Sedation is something that is often needed in the autumn for clipping but also for the farrier, travelling or for rasping teeth.
There are 3 main ways in which horses can be sedated – 2 of these are via an oral syringe that the owner can administer themselves (Domosedan and Sedalin/Relaquin) and the third is through intravenous sedation administered by the vet.
Sedalin or Relaquin
The active ingredient of sedalin is ACP, which is a mild sedative and reduces anxiety. For this reason, sedalin is often used for horses that do not require as deep a level of sedation. Sedalin has the huge advantage in that it can be can be administered by the owner with a prescription from your vet. The only caveat is that the vet must have seen the horse in the last 6 months to comply with DEFRA medicine dispensing regulations. An additional advantage of sedalin is that it is given orally like a wormer. The sedation will take approximately 30 – 40 minutes to fully develop, and last for up to a couple of hours, so it is key that you enable enough time for the sedation to take effect before any procedure is initiated.
The active ingredient in domosedan is detomidine, which gives a higher level of sedation than ACP. Therefore, we recommend domosedan for those horses that require a medium level of sedation. Domosedan is very advantageous in that it can be can be administered by the owner with a prescription from your vet. The only caveat is that the vet must have seen the horse in the last 6 months to comply with DEFRA medicine dispensing regulations. One difficulty in giving Domosedan is that it must be given under the tongue on the gum / oral mucosa – not just into the mouth like a wormer, therefore this can be difficult in horses that are difficult to worm. The sedation will take approximately 30 – 40 minutes to fully develop, so it is key that you enable enough time for the sedation to take effect before any procedure is initiated. Sedation would typically last for an hour or so.

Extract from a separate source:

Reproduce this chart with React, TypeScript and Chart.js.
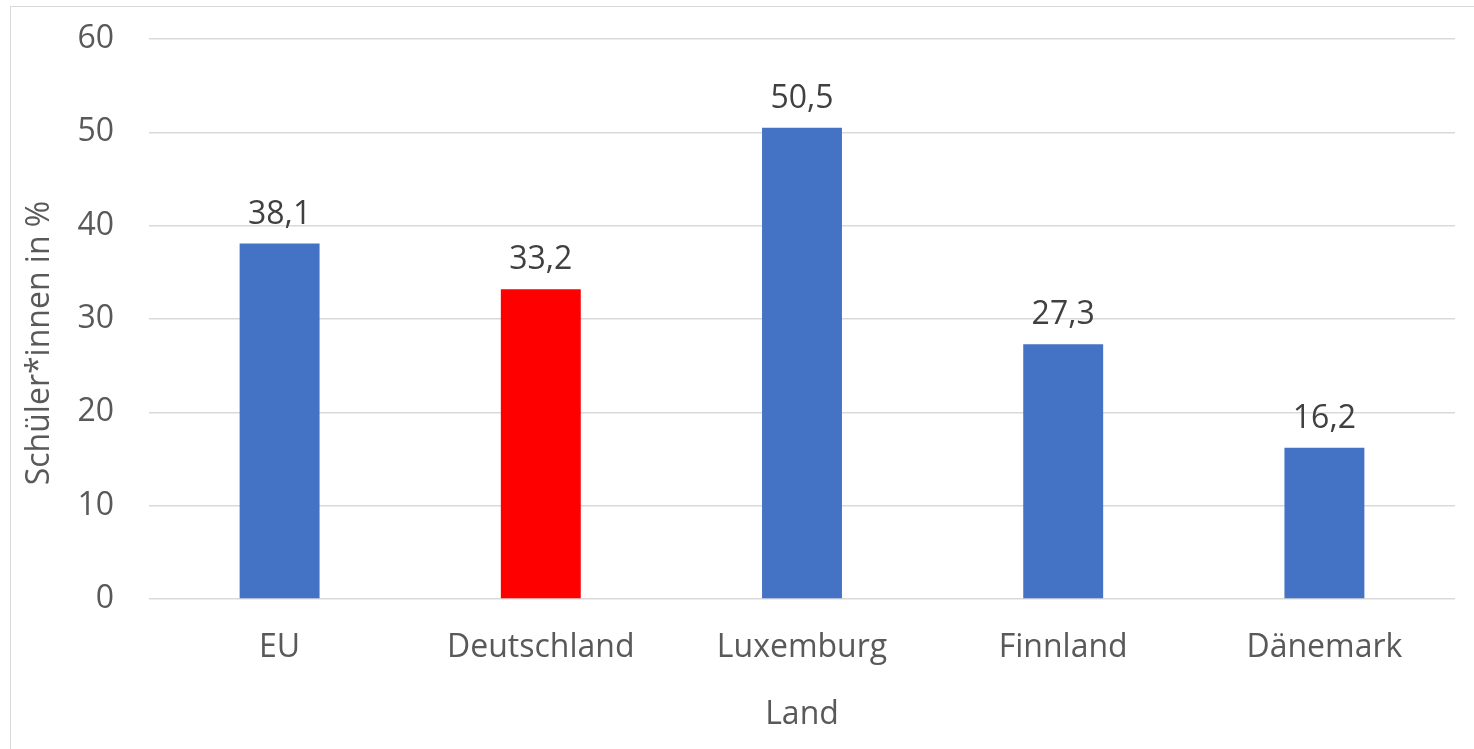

I/V sedation is sedation given into the vein and is used in those horses that require a high level of sedation to enable procedures to be performed, when oral sedation is not adequate. The dose / type of sedation used depends on many different things – including duration of sedation required, procedure being completed, depth of sedation of required, how sensitive the horse is to sedation. I/V sedation requires a visit from the vet, and can be done on our zone visit scheme. The advantages of I/V sedation is that it gives a much greater depth of sedation, therefore it is very useful in horses that are exceptionally sensitive to procedures being performed. Additionally, with I/V sedation the vet will wait for up to 15 minutes to enable a ‘top up’ if the horse starts to come round from sedation. I/V sedation typically uses a mixture of a sedative drug and a opioid which usually produces a more profound sedation with less sensitivity to touch.